> [Data excerpts]:
◇ ◇ ◇ ◇ ◇

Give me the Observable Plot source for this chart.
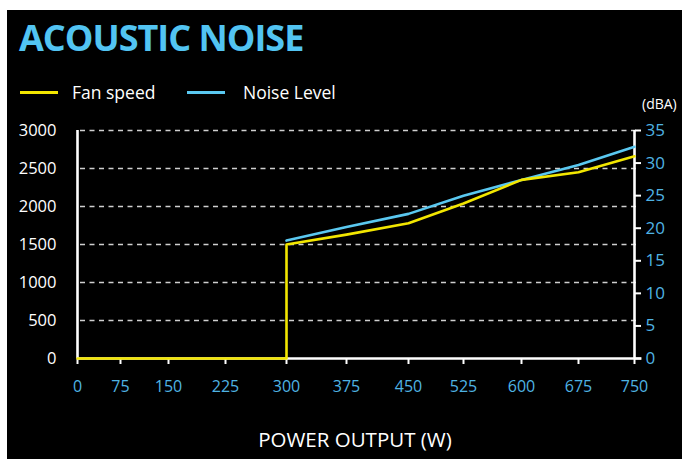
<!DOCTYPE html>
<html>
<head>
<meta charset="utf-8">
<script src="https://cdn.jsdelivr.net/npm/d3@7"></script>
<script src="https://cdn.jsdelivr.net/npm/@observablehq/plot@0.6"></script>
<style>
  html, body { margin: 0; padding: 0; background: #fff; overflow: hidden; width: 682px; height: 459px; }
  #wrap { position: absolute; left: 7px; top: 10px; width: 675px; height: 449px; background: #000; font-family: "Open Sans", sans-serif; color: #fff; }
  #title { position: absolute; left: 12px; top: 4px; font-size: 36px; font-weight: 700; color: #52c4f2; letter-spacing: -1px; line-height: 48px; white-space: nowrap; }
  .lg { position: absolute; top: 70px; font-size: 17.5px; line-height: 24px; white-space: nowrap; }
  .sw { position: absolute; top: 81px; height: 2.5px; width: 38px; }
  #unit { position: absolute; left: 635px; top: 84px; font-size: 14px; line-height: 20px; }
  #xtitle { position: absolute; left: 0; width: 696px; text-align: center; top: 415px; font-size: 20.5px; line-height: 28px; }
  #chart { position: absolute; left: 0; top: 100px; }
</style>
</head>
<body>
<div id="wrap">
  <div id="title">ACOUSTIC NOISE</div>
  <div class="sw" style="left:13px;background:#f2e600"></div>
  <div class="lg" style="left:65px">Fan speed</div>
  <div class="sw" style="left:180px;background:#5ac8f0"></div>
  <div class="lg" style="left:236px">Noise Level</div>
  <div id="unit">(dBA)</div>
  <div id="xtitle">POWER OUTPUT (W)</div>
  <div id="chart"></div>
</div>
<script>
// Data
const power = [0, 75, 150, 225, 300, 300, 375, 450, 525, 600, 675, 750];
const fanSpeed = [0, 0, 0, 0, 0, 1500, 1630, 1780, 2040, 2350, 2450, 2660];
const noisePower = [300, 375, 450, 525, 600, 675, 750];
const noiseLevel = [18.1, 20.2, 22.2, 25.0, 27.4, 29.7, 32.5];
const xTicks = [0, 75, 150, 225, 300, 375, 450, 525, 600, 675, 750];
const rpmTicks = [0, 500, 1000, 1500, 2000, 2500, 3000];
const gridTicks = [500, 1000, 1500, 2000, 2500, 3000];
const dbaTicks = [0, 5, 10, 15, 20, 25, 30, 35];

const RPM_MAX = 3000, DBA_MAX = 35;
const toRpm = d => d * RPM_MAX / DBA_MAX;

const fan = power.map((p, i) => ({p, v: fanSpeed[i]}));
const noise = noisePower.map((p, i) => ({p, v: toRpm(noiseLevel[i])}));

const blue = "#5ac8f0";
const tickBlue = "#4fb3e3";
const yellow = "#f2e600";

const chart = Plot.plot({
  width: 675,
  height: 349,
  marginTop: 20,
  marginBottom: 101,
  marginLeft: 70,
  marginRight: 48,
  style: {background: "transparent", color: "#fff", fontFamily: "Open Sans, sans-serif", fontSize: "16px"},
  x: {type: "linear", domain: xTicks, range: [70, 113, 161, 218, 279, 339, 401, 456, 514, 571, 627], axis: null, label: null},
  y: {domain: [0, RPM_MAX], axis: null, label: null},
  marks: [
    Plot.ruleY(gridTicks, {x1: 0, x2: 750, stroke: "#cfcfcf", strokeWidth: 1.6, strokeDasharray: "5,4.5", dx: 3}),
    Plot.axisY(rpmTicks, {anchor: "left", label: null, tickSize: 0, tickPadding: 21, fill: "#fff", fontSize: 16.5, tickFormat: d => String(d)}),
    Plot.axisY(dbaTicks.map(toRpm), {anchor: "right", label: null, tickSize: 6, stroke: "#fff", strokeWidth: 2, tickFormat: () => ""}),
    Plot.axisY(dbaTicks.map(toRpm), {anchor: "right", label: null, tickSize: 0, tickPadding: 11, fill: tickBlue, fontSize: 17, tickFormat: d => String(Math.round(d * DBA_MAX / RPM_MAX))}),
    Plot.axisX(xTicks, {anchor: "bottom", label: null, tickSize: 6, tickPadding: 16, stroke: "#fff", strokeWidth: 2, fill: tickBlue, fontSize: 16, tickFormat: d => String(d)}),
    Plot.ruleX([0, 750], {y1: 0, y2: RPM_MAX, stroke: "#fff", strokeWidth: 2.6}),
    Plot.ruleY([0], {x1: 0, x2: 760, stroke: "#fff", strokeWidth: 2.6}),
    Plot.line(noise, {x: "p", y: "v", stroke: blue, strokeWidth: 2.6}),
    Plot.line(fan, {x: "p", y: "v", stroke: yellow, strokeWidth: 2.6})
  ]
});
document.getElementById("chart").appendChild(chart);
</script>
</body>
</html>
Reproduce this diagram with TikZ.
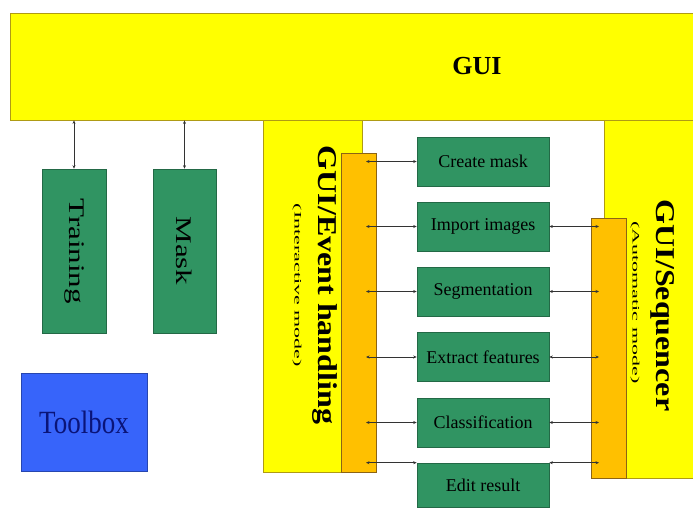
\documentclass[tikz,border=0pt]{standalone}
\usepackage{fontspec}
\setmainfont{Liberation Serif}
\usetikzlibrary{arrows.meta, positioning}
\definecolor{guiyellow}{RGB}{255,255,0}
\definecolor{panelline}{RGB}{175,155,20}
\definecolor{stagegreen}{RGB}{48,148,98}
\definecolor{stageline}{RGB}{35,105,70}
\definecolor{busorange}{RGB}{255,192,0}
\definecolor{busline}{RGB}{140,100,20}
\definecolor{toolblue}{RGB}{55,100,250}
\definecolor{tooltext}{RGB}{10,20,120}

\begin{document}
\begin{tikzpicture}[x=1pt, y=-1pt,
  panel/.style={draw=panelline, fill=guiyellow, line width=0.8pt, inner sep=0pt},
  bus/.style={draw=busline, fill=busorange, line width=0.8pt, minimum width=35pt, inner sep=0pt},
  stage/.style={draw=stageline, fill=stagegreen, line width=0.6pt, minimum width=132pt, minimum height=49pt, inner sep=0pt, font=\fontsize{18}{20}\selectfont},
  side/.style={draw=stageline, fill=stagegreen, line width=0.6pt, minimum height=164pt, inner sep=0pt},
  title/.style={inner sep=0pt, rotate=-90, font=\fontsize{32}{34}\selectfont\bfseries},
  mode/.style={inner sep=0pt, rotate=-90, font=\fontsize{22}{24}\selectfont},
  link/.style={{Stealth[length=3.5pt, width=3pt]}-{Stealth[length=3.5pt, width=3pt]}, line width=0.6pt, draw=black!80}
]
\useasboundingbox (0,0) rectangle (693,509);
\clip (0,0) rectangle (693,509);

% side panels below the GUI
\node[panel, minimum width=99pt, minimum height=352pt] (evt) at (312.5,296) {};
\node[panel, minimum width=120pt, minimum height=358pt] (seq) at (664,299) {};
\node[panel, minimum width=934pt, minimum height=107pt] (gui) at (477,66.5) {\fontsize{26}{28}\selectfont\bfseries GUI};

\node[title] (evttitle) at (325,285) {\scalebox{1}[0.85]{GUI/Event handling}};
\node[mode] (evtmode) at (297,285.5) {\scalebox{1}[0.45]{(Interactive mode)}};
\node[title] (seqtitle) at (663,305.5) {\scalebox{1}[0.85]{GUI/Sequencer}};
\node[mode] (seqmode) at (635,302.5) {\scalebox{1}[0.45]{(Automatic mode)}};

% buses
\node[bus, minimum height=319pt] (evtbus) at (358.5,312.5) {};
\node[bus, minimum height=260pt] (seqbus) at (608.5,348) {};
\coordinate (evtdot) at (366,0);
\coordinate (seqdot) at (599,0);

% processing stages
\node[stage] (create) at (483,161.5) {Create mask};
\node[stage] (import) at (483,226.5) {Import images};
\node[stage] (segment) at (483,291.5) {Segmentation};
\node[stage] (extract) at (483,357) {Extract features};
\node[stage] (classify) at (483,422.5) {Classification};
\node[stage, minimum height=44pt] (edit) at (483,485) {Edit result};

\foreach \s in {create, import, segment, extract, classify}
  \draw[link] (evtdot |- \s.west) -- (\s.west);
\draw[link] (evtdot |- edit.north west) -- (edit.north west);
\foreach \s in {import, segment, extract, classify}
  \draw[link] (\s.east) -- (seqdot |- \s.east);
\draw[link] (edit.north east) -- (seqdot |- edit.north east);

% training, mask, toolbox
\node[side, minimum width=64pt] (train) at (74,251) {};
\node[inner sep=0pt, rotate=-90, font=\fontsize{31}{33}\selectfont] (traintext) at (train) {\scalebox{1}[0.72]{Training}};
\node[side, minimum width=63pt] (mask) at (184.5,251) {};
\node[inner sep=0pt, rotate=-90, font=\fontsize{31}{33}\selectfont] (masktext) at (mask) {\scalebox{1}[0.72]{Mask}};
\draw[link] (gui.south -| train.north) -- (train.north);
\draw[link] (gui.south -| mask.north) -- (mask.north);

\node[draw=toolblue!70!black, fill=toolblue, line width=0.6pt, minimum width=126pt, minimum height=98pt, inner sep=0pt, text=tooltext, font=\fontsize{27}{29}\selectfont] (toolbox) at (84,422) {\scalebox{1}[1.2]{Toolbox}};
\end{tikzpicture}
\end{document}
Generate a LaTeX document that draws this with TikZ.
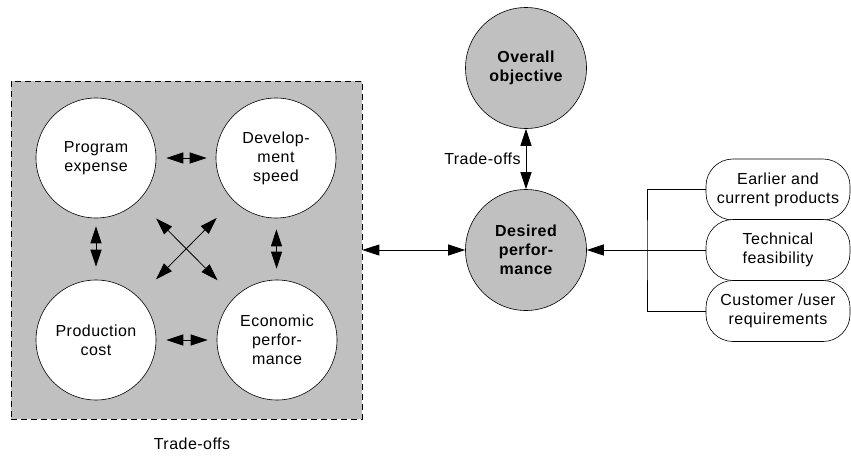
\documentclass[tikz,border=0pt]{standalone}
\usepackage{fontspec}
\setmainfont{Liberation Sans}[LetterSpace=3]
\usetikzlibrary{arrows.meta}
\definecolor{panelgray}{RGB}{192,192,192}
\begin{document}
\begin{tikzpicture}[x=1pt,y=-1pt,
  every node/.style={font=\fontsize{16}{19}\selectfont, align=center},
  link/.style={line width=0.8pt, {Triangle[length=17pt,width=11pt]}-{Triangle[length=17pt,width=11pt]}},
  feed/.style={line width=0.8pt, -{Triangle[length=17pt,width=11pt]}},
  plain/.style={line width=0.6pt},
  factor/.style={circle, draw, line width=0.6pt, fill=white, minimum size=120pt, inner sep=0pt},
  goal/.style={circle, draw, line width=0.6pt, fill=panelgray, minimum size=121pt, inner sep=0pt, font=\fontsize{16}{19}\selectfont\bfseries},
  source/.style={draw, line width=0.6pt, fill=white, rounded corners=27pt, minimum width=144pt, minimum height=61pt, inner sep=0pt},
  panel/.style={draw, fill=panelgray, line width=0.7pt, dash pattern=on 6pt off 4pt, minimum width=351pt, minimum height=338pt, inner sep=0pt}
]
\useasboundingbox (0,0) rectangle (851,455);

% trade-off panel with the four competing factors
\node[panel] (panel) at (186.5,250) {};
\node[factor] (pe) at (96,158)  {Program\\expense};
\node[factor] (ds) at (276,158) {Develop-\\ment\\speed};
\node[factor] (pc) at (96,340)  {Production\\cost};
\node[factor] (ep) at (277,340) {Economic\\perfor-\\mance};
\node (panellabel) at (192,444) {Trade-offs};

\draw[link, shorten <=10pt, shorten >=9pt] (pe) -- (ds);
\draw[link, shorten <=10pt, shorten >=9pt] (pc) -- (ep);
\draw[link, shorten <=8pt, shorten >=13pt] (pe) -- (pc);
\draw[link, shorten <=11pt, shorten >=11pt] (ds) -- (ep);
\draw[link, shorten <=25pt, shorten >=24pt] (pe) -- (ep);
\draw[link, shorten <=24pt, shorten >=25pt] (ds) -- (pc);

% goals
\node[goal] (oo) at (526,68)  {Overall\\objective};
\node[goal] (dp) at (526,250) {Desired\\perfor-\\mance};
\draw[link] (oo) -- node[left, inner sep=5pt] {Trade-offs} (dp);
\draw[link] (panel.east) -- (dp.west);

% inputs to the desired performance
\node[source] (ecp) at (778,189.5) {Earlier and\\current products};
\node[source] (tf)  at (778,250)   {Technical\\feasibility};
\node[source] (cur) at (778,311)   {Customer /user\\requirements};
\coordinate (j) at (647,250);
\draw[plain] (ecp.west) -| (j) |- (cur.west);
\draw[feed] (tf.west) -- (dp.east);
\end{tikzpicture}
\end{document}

◇ ◇ ◇ ◇ ◇

> [The exercise]: Copy out every line of the data that includes "with".

> [Expected answer]:
Reproduce this diagram with TikZ.
Generate a LaTeX document that draws this with TikZ.
% trade-off panel with the four competing factors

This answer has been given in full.